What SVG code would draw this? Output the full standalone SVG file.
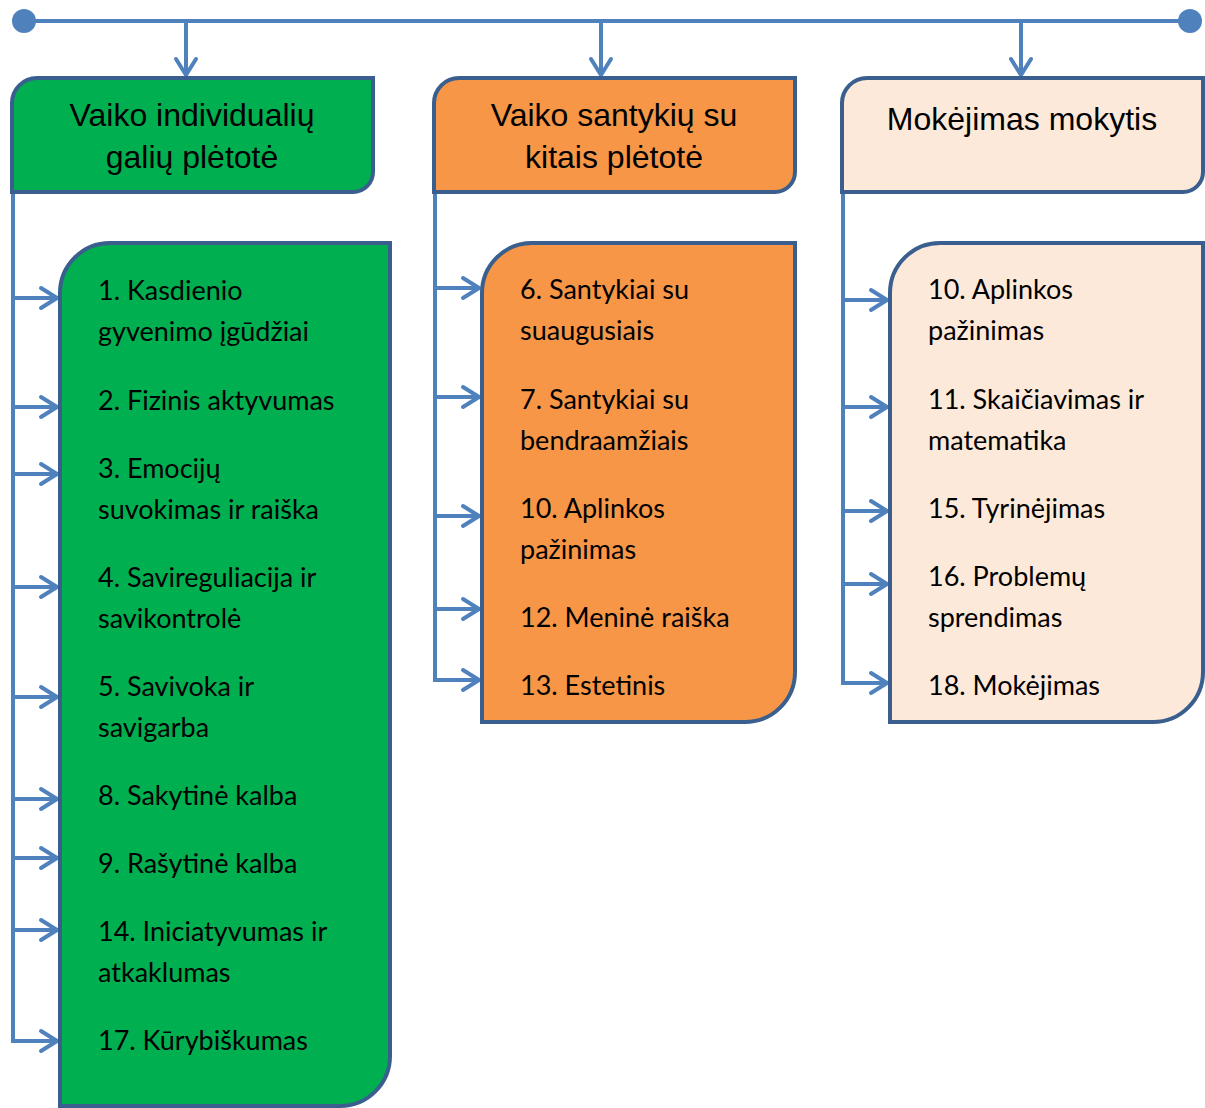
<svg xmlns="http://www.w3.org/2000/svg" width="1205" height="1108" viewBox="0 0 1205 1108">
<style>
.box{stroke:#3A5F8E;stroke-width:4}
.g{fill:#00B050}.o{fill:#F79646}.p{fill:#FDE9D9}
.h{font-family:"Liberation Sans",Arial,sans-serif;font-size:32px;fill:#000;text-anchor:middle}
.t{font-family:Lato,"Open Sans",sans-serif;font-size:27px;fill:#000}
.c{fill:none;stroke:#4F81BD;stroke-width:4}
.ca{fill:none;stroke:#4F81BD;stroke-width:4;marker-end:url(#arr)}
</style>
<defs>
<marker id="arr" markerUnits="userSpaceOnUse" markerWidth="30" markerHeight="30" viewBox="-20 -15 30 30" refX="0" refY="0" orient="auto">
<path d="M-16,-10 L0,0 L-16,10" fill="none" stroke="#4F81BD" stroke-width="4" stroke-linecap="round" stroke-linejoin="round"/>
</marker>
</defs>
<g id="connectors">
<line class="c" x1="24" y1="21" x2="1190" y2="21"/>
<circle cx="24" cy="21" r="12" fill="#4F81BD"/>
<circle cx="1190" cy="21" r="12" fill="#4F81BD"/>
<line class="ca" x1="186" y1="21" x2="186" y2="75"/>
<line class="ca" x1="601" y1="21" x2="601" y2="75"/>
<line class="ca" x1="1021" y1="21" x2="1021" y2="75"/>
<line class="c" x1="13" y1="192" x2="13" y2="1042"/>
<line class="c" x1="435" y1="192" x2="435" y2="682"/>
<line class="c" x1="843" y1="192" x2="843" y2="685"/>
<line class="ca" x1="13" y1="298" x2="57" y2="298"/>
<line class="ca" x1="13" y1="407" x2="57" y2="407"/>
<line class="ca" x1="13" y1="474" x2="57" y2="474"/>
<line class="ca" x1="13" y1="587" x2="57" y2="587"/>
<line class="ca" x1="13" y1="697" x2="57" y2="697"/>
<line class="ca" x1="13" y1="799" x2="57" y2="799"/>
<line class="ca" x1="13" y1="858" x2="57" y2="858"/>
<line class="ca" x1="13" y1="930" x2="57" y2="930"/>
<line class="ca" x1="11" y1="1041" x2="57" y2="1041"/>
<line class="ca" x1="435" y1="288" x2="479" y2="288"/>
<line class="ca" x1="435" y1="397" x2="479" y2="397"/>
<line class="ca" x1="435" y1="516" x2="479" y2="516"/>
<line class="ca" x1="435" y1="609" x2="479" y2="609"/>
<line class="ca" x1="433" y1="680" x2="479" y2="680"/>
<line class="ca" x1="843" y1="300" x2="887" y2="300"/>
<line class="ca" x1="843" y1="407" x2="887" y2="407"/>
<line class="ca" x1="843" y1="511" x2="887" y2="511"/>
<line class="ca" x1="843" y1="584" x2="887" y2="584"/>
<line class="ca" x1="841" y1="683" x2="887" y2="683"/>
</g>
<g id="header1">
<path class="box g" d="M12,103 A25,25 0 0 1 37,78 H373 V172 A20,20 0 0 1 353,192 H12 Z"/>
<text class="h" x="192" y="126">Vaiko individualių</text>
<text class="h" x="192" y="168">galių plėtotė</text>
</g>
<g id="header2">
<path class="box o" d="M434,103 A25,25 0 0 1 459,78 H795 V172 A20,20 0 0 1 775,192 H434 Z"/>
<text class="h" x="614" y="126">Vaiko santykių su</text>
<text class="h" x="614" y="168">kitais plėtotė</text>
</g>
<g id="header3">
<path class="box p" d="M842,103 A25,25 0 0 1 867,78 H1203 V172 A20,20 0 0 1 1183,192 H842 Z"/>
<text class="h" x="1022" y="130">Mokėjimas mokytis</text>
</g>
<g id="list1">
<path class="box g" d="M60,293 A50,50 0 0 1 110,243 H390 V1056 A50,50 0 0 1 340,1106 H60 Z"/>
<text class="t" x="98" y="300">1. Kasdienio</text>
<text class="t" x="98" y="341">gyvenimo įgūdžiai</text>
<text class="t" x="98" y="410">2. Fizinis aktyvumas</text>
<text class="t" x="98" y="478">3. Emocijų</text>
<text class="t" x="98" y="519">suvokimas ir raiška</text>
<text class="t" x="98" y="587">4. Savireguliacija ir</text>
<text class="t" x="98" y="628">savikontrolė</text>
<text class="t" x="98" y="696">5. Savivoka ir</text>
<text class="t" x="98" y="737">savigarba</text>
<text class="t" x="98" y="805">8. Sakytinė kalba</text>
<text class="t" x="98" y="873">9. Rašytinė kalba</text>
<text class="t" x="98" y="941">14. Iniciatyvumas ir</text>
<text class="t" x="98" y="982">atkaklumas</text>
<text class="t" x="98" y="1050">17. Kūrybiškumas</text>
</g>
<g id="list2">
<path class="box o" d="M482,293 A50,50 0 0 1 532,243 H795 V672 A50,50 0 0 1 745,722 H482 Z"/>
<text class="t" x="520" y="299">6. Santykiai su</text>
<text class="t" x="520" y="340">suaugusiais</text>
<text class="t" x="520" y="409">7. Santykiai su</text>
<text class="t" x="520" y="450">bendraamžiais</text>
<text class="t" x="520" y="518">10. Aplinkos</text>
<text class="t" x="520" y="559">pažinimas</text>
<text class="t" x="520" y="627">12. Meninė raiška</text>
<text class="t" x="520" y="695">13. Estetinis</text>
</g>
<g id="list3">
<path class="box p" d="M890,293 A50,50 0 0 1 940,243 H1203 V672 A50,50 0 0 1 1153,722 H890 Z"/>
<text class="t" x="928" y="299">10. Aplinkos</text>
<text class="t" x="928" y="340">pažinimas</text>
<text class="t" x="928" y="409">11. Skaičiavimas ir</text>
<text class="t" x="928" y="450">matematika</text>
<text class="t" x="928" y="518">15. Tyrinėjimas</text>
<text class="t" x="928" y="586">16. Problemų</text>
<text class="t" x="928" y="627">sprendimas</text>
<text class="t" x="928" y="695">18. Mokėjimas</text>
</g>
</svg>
..........
| Required work |
Write the material out again exactly as it appears, dropping the pictures.

| Exercise result |
What SVG code would draw this? Output the full standalone SVG file.
<svg xmlns="http://www.w3.org/2000/svg" width="1205" height="1108" viewBox="0 0 1205 1108">
<style>
.box{stroke:#3A5F8E;stroke-width:4}
.g{fill:#00B050}.o{fill:#F79646}.p{fill:#FDE9D9}
.h{font-family:"Liberation Sans",Arial,sans-serif;font-size:32px;fill:#000;text-anchor:middle}
.t{font-family:Lato,"Open Sans",sans-serif;font-size:27px;fill:#000}
.c{fill:none;stroke:#4F81BD;stroke-width:4}
.ca{fill:none;stroke:#4F81BD;stroke-width:4;marker-end:url(#arr)}
</style>
<defs>
<marker id="arr" markerUnits="userSpaceOnUse" markerWidth="30" markerHeight="30" viewBox="-20 -15 30 30" refX="0" refY="0" orient="auto">
<path d="M-16,-10 L0,0 L-16,10" fill="none" stroke="#4F81BD" stroke-width="4" stroke-linecap="round" stroke-linejoin="round"/>
</marker>
</defs>
<g id="connectors">
<line class="c" x1="24" y1="21" x2="1190" y2="21"/>
<circle cx="24" cy="21" r="12" fill="#4F81BD"/>
<circle cx="1190" cy="21" r="12" fill="#4F81BD"/>
<line class="ca" x1="186" y1="21" x2="186" y2="75"/>
<line class="ca" x1="601" y1="21" x2="601" y2="75"/>
<line class="ca" x1="1021" y1="21" x2="1021" y2="75"/>
<line class="c" x1="13" y1="192" x2="13" y2="1042"/>
<line class="c" x1="435" y1="192" x2="435" y2="682"/>
<line class="c" x1="843" y1="192" x2="843" y2="685"/>
<line class="ca" x1="13" y1="298" x2="57" y2="298"/>
<line class="ca" x1="13" y1="407" x2="57" y2="407"/>
<line class="ca" x1="13" y1="474" x2="57" y2="474"/>
<line class="ca" x1="13" y1="587" x2="57" y2="587"/>
<line class="ca" x1="13" y1="697" x2="57" y2="697"/>
<line class="ca" x1="13" y1="799" x2="57" y2="799"/>
<line class="ca" x1="13" y1="858" x2="57" y2="858"/>
<line class="ca" x1="13" y1="930" x2="57" y2="930"/>
<line class="ca" x1="11" y1="1041" x2="57" y2="1041"/>
<line class="ca" x1="435" y1="288" x2="479" y2="288"/>
<line class="ca" x1="435" y1="397" x2="479" y2="397"/>
<line class="ca" x1="435" y1="516" x2="479" y2="516"/>
<line class="ca" x1="435" y1="609" x2="479" y2="609"/>
<line class="ca" x1="433" y1="680" x2="479" y2="680"/>
<line class="ca" x1="843" y1="300" x2="887" y2="300"/>
<line class="ca" x1="843" y1="407" x2="887" y2="407"/>
<line class="ca" x1="843" y1="511" x2="887" y2="511"/>
<line class="ca" x1="843" y1="584" x2="887" y2="584"/>
<line class="ca" x1="841" y1="683" x2="887" y2="683"/>
</g>
<g id="header1">
<path class="box g" d="M12,103 A25,25 0 0 1 37,78 H373 V172 A20,20 0 0 1 353,192 H12 Z"/>
<text class="h" x="192" y="126">Vaiko individualių</text>
<text class="h" x="192" y="168">galių plėtotė</text>
</g>
<g id="header2">
<path class="box o" d="M434,103 A25,25 0 0 1 459,78 H795 V172 A20,20 0 0 1 775,192 H434 Z"/>
<text class="h" x="614" y="126">Vaiko santykių su</text>
<text class="h" x="614" y="168">kitais plėtotė</text>
</g>
<g id="header3">
<path class="box p" d="M842,103 A25,25 0 0 1 867,78 H1203 V172 A20,20 0 0 1 1183,192 H842 Z"/>
<text class="h" x="1022" y="130">Mokėjimas mokytis</text>
</g>
<g id="list1">
<path class="box g" d="M60,293 A50,50 0 0 1 110,243 H390 V1056 A50,50 0 0 1 340,1106 H60 Z"/>
<text class="t" x="98" y="300">1. Kasdienio</text>
<text class="t" x="98" y="341">gyvenimo įgūdžiai</text>
<text class="t" x="98" y="410">2. Fizinis aktyvumas</text>
<text class="t" x="98" y="478">3. Emocijų</text>
<text class="t" x="98" y="519">suvokimas ir raiška</text>
<text class="t" x="98" y="587">4. Savireguliacija ir</text>
<text class="t" x="98" y="628">savikontrolė</text>
<text class="t" x="98" y="696">5. Savivoka ir</text>
<text class="t" x="98" y="737">savigarba</text>
<text class="t" x="98" y="805">8. Sakytinė kalba</text>
<text class="t" x="98" y="873">9. Rašytinė kalba</text>
<text class="t" x="98" y="941">14. Iniciatyvumas ir</text>
<text class="t" x="98" y="982">atkaklumas</text>
<text class="t" x="98" y="1050">17. Kūrybiškumas</text>
</g>
<g id="list2">
<path class="box o" d="M482,293 A50,50 0 0 1 532,243 H795 V672 A50,50 0 0 1 745,722 H482 Z"/>
<text class="t" x="520" y="299">6. Santykiai su</text>
<text class="t" x="520" y="340">suaugusiais</text>
<text class="t" x="520" y="409">7. Santykiai su</text>
<text class="t" x="520" y="450">bendraamžiais</text>
<text class="t" x="520" y="518">10. Aplinkos</text>
<text class="t" x="520" y="559">pažinimas</text>
<text class="t" x="520" y="627">12. Meninė raiška</text>
<text class="t" x="520" y="695">13. Estetinis</text>
</g>
<g id="list3">
<path class="box p" d="M890,293 A50,50 0 0 1 940,243 H1203 V672 A50,50 0 0 1 1153,722 H890 Z"/>
<text class="t" x="928" y="299">10. Aplinkos</text>
<text class="t" x="928" y="340">pažinimas</text>
<text class="t" x="928" y="409">11. Skaičiavimas ir</text>
<text class="t" x="928" y="450">matematika</text>
<text class="t" x="928" y="518">15. Tyrinėjimas</text>
<text class="t" x="928" y="586">16. Problemų</text>
<text class="t" x="928" y="627">sprendimas</text>
<text class="t" x="928" y="695">18. Mokėjimas</text>
</g>
</svg>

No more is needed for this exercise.